### Data
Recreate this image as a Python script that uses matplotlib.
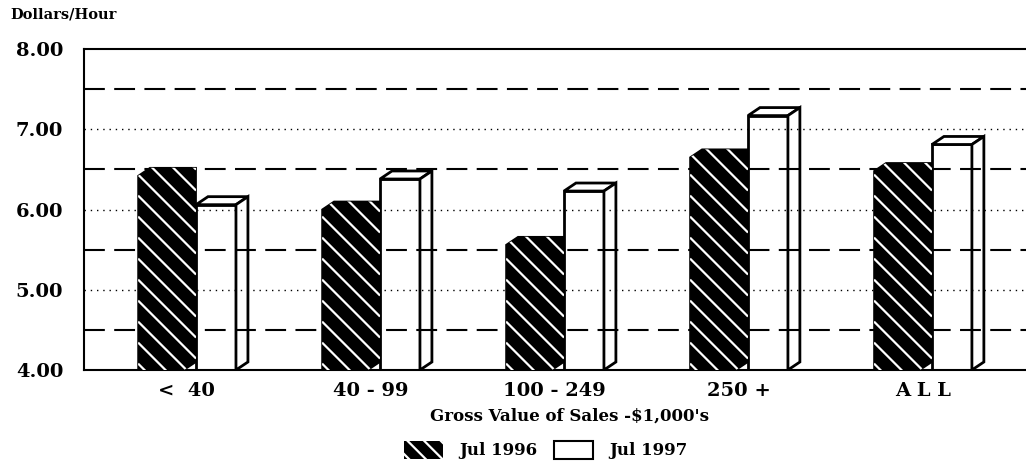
import numpy as np
import matplotlib
matplotlib.use("Agg")
import matplotlib.pyplot as plt
from matplotlib.patches import Patch, Polygon

plt.rcParams['font.family'] = ['DejaVu Serif']
plt.rcParams['font.weight'] = 'bold'
plt.rcParams['hatch.linewidth'] = 1.6

### DATA ###
categories = ["<  40", "40 - 99", "100 - 249", "250 +", "A L L"]
jul_1996 = [6.42, 6.00, 5.56, 6.65, 6.48]
jul_1997 = [6.06, 6.38, 6.23, 7.17, 6.81]
series_names = ["Jul 1996", "Jul 1997"]
y_ticks = [4.0, 5.0, 6.0, 7.0, 8.0]
dashed_lines = [4.5, 5.5, 6.5, 7.5]
dotted_lines = [5.0, 6.0, 7.0]

### LAYOUT ###
fig = plt.figure(figsize=(10.26, 4.61), dpi=100)
ax = fig.add_axes([84/1026, 1-370/461, 1-84/1026, (370-49)/461])

ymin, ymax = 4.0, 8.0
xmin, xmax = -0.609, 4.511
ax.set_xlim(xmin, xmax)
ax.set_ylim(ymin, ymax)

# 3d box offsets in data units
dx = 0.065
dy = 0.10
dark_w = 0.25
light_w = 0.217

# slope of a 45 degree line in data units, and hatch spacing (about 21 px)
px_x = 942 / (xmax - xmin)
px_y = 321 / (ymax - ymin)
k = px_x / px_y
step = 21 / px_y

xpos = np.arange(len(categories))

# Jul 1996 - solid black boxes with white diagonal lines
for x, v in zip(xpos, jul_1996):
    x0 = x - dark_w - dx
    x1 = x - dx
    xs = [x0, x0, x0 + dx, x1 + dx, x1 + dx, x1]
    ys = [ymin, v, v + dy, v + dy, ymin + dy, ymin]
    box = Polygon(np.column_stack([xs, ys]), closed=True, facecolor='black',
                  edgecolor='black', lw=1.2, zorder=4)
    ax.add_patch(box)
    span = (x1 + dx) - x0
    for c in np.arange(ymin + 0.08, v + dy + k * span, step):
        ln, = ax.plot([x0, x1 + dx], [c, c - k * span], color='white', lw=1.6,
                      zorder=4.5, solid_capstyle='butt')
        ln.set_clip_path(box)

# Jul 1997 - white boxes with outline
for x, v in zip(xpos, jul_1997):
    x0 = x
    x1 = x + light_w
    ax.fill([x0, x1, x1, x0], [ymin, ymin, v, v], facecolor='white', edgecolor='black', lw=2, zorder=2)
    ax.fill([x0, x1, x1 + dx, x0 + dx], [v, v, v + dy, v + dy], facecolor='white', edgecolor='black', lw=2, zorder=2)
    ax.fill([x1, x1 + dx, x1 + dx, x1], [ymin, ymin + dy, v + dy, v], facecolor='white', edgecolor='black', lw=2, zorder=2)

# grid lines
for g in dashed_lines:
    ax.axhline(g, color='black', lw=1.5, linestyle=(0, (10, 4.5)), zorder=3)
for g in dotted_lines:
    ax.axhline(g, color='black', lw=1.0, linestyle=(0, (1, 3.5)), zorder=3)

# axes styling
ax.spines['right'].set_visible(False)
for s in ['left', 'top', 'bottom']:
    ax.spines[s].set_linewidth(1.5)
ax.set_yticks(y_ticks)
ax.set_yticklabels(["%.2f" % t for t in y_ticks], fontsize=14, fontweight='bold')
ax.set_xticks(xpos - 0.05)
ax.set_xticklabels(categories, fontsize=14, fontweight='bold')
ax.tick_params(axis='y', length=0, pad=15)
ax.tick_params(axis='x', length=0, pad=9)

fig.text(10/1026, 1-14/461, "Dollars/Hour", fontsize=10.5, fontweight='bold', ha='left', va='center')
fig.text(569/1026, 1-416/461, "Gross Value of Sales -$1,000's", fontsize=12, fontweight='bold',
         ha='center', va='center')

handles = [Patch(facecolor='black', edgecolor='white', hatch='\\\\', lw=0),
           Patch(facecolor='white', edgecolor='black', lw=1.5)]
fig.legend(handles, series_names, loc='center', bbox_to_anchor=(546/1026, 1-450/461), ncol=2,
           frameon=False, handlelength=2.3, handleheight=1.3,
           handletextpad=1.0, columnspacing=1.0, prop={'weight': 'bold', 'size': 12})

fig.savefig("out.png", dpi=100)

### Exercise details
Look at the listing and set down only the lines from its start through the line with "ax.set_ylim(ymin, ymax)", word for word and without pictures.

### Written response
Recreate this image as a Python script that uses matplotlib.
import numpy as np
import matplotlib
matplotlib.use("Agg")
import matplotlib.pyplot as plt
from matplotlib.patches import Patch, Polygon

plt.rcParams['font.family'] = ['DejaVu Serif']
plt.rcParams['font.weight'] = 'bold'
plt.rcParams['hatch.linewidth'] = 1.6

### DATA ###
categories = ["<  40", "40 - 99", "100 - 249", "250 +", "A L L"]
jul_1996 = [6.42, 6.00, 5.56, 6.65, 6.48]
jul_1997 = [6.06, 6.38, 6.23, 7.17, 6.81]
series_names = ["Jul 1996", "Jul 1997"]
y_ticks = [4.0, 5.0, 6.0, 7.0, 8.0]
dashed_lines = [4.5, 5.5, 6.5, 7.5]
dotted_lines = [5.0, 6.0, 7.0]

### LAYOUT ###
fig = plt.figure(figsize=(10.26, 4.61), dpi=100)
ax = fig.add_axes([84/1026, 1-370/461, 1-84/1026, (370-49)/461])

ymin, ymax = 4.0, 8.0
xmin, xmax = -0.609, 4.511
ax.set_xlim(xmin, xmax)
ax.set_ylim(ymin, ymax)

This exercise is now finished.